Long will be among the 16 full-time employees who'll lose their jobs May 28.

"I've spent 20-something years here," she said. "You can't help but think, did any of it matter?"

Some van drivers and a few other employees will remain with the Wheeling-based organization, which serves about 650 libraries in Cook, Kane, Lake and McHenry counties. Two staffers who are about to lose their current jobs, Jan Hayes and Mary Witt, will serve as part-time co-directors, Long said.

Most of the organization's programs will be eliminated, too. An electronic newsletter, a job-posting service, a podcast and other features will end. So will Long's column for the Daily Herald.

The cuts are being made because the NSLS is running out of money. It's supposed to be funded through the state budget by the Illinois State Library and the Secretary of State's office, but the budgets for all nine regional library systems were reduced this year.

Additionally, payments have been late and millions of dollars are still owed for this fiscal year, which ends in June.
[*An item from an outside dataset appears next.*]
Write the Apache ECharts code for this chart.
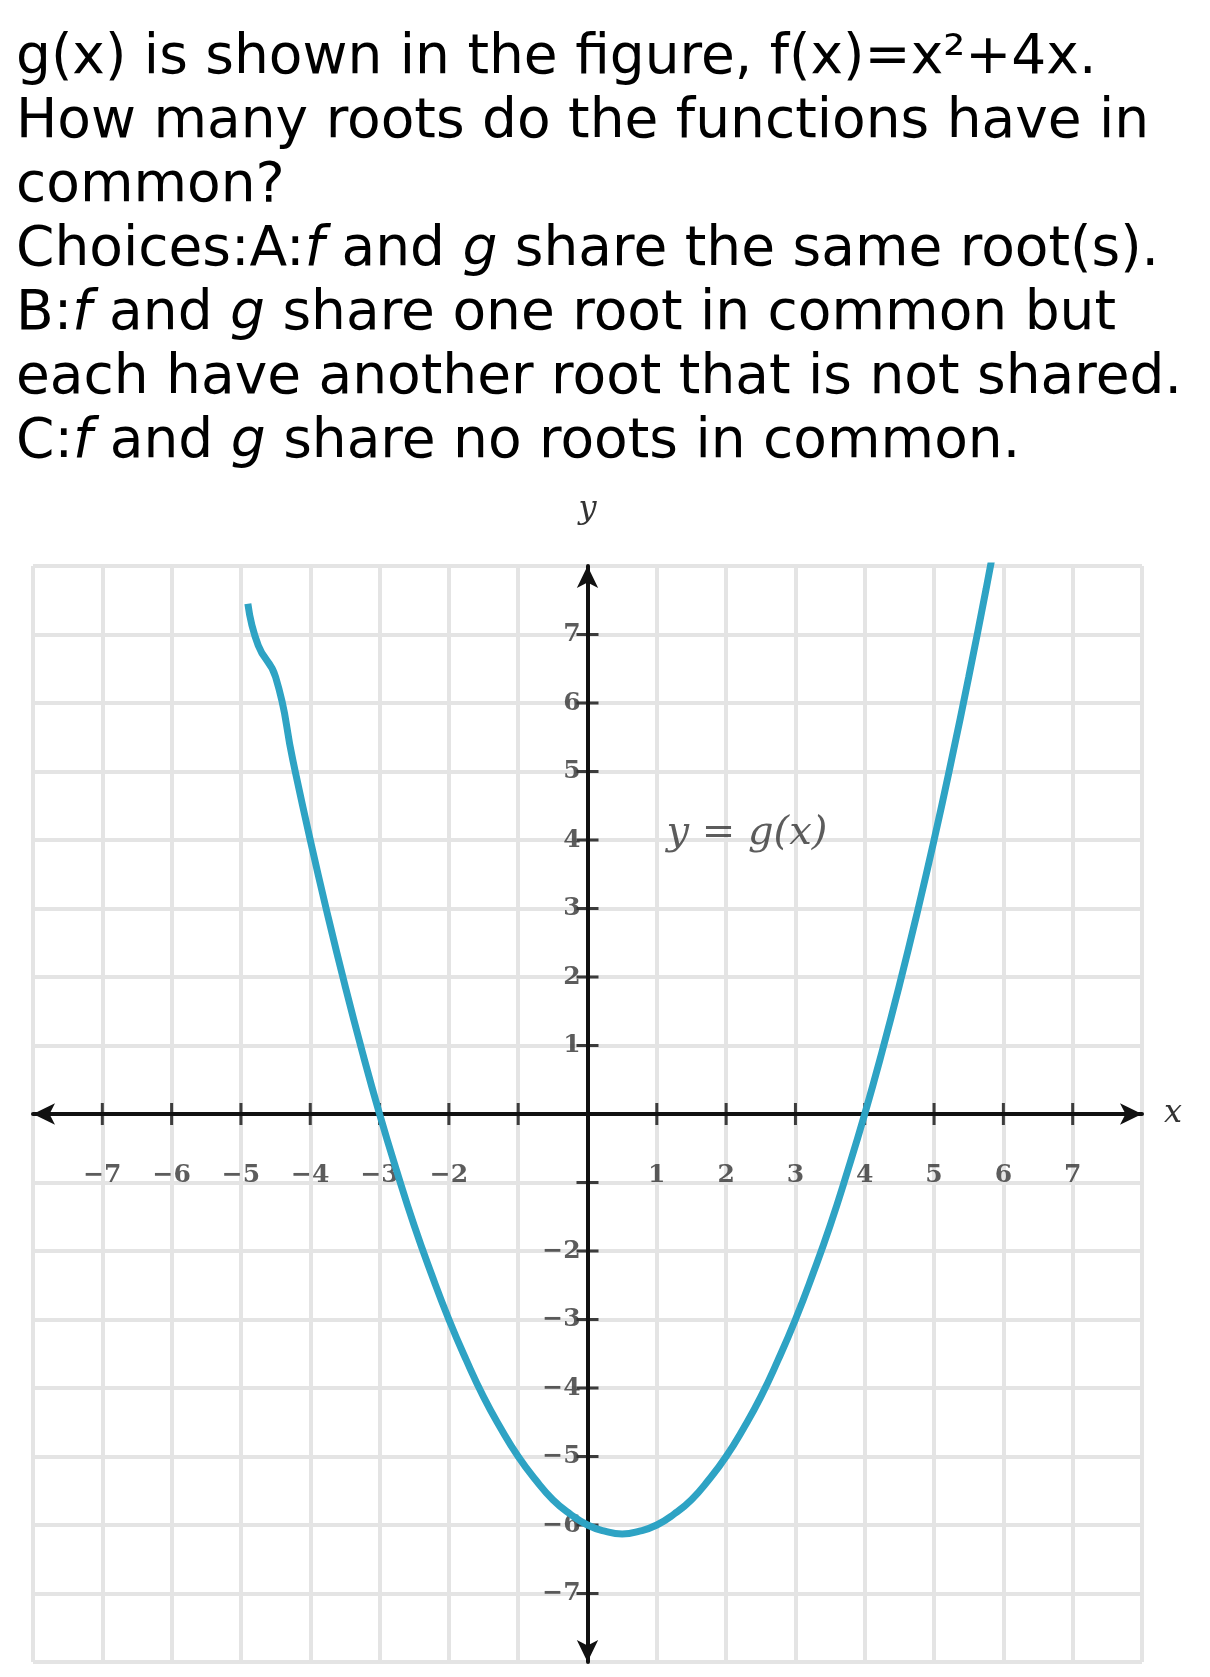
<!DOCTYPE html>
<html lang="en">
<head>
<meta charset="UTF-8">
<title>g(x)</title>
<style>html,body{margin:0;padding:0;background:#fff}#main{width:1210px;height:1677px}</style>
</head>
<body>
<div id="main"></div>
<script src="https://cdn.jsdelivr.net/npm/echarts@6/dist/echarts.min.js"></script>
<script>
var xs = [-4.9, -4.75, -4.5, -4.25, -4, -3.75, -3.5, -3.25, -3, -2.75, -2.5, -2.25, -2, -1.75, -1.5, -1.25, -1, -0.75, -0.5, -0.25, 0, 0.25, 0.5, 0.75, 1, 1.25, 1.5, 1.75, 2, 2.25, 2.5, 2.75, 3, 3.25, 3.5, 3.75, 4, 4.25, 4.5, 4.75, 5, 5.25, 5.5, 5.75, 5.9];
var gs = [7.4, 6.84, 6.38, 5.16, 4, 2.91, 1.88, 0.91, 0, -0.84, -1.63, -2.34, -3, -3.59, -4.13, -4.59, -5, -5.34, -5.63, -5.84, -6, -6.09, -6.13, -6.09, -6, -5.84, -5.63, -5.34, -5, -4.59, -4.13, -3.59, -3, -2.34, -1.63, -0.84, 0, 0.91, 1.88, 2.91, 4, 5.16, 6.38, 7.66, 8.46];
var xTickLabels = [-7, -6, -5, -4, -3, -2, 1, 2, 3, 4, 5, 6, 7];
var yTickLabels = [7, 6, 5, 4, 3, 2, 1, -2, -3, -4, -5, -6, -7];
xs[0] = -4.9; gs[0] = 7.45; xs[1] = -4.75; gs[1] = 6.84; xs[2] = -4.5; gs[2] = 6.38; xs[3] = -4.25; gs[3] = 5.16;
var curve = xs.map(function (x, i) { return [x, gs[i]]; });

var chart = echarts.init(document.getElementById('main'));
var labelFont = { fontFamily: 'DejaVu Serif', fontSize: 25, color: '#333', fontWeight: 'bold' };
function minus(v) { return String(v).replace('-', '\u2212'); }

chart.setOption({
    animation: false,
    title: {
        left: 11, top: 22,
        text: 'g(x) is shown in the figure, f(x)=x\u00b2+4x.\nHow many roots do the functions have in\ncommon?\nChoices:A:{i|f} and {i|g} share the same root(s).\nB:{i|f} and {i|g} share one root in common but\neach have another root that is not shared.\nC:{i|f} and {i|g} share no roots in common.',
        textStyle: {
            fontFamily: 'DejaVu Sans', fontSize: 55, fontWeight: 'normal', color: '#000', lineHeight: 64,
            rich: { i: { fontFamily: 'DejaVu Sans', fontSize: 55, fontStyle: 'italic', color: '#000', lineHeight: 64 } }
        }
    },
    grid: { left: 33, right: 68, top: 566, bottom: 15 },
    xAxis: {
        type: 'value', min: -8, max: 8, interval: 1,
        name: 'x', nameLocation: 'end', nameGap: 22,
        nameTextStyle: { fontFamily: 'DejaVu Serif', fontStyle: 'italic', fontSize: 32, color: '#333', verticalAlign: 'middle' },
        axisLine: { onZero: true, symbol: ['arrow', 'arrow'], symbolSize: [16, 22], lineStyle: { color: '#111', width: 4 } },
        axisTick: { show: false },
        axisLabel: { show: false },
        splitLine: { lineStyle: { color: '#e4e4e4', width: 4 } }
    },
    yAxis: {
        type: 'value', min: -8, max: 8, interval: 1,
        name: 'y', nameLocation: 'end', nameGap: 40,
        nameTextStyle: { fontFamily: 'DejaVu Serif', fontStyle: 'italic', fontSize: 32, color: '#333' },
        axisLine: { onZero: true, symbol: ['arrow', 'arrow'], symbolSize: [16, 22], lineStyle: { color: '#111', width: 4 } },
        axisTick: { show: false },
        axisLabel: { show: false },
        splitLine: { lineStyle: { color: '#e4e4e4', width: 4 } }
    },
    series: [
        {
            type: 'scatter', silent: true, symbol: 'rect', symbolSize: [3, 22],
            itemStyle: { color: '#111' },
            data: [-7, -6, -5, -4, -3, -2, -1, 1, 2, 3, 4, 5, 6, 7].map(function (v) { return [v, 0]; })
        },
        {
            type: 'scatter', silent: true, symbol: 'rect', symbolSize: [22, 3],
            itemStyle: { color: '#111' },
            data: [-7, -6, -5, -4, -3, -2, -1, 1, 2, 3, 4, 5, 6, 7].map(function (v) { return [0, v]; })
        },
        {
            type: 'scatter', silent: true, symbolSize: 0,
            data: xTickLabels.map(function (v) { return [v, -0.9]; }),
            label: Object.assign({ show: true, position: 'inside', formatter: function (p) { return minus(p.value[0]); } }, labelFont)
        },
        {
            type: 'scatter', silent: true, symbolSize: 0,
            data: yTickLabels.map(function (v) { return [-0.1, v]; }),
            label: Object.assign({ show: true, position: 'left', distance: 0, formatter: function (p) { return minus(p.value[1]); } }, labelFont)
        },
        {
            type: 'line', data: curve, smooth: true, showSymbol: false,
            lineStyle: { color: '#2ea3c4', width: 7 }
        },
        {
            type: 'scatter', data: [[2.3, 4.1]], symbolSize: 0,
            label: {
                show: true, position: 'inside', formatter: 'y = g(x)',
                fontFamily: 'DejaVu Serif', fontStyle: 'italic', fontSize: 40, color: '#333'
            }
        }
    ]
});
</script>
</body>
</html>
This weekend, NSLS officials will meet with a facilitator who specializes in mergers to talk about saving regional library services through consolidation. Other regional library groups are staging similar discussions, Long said.

Mergers might not actually do much good, Long said. The moves may only save some "rudimentary" services, she said.

Especially at risk is the organization's delivery service, which allows libraries to share materials. Funding for that enterprise may run out by mid-June, Long said.

Without program cuts and layoffs, the NSLS would be out of money in July, officials have said.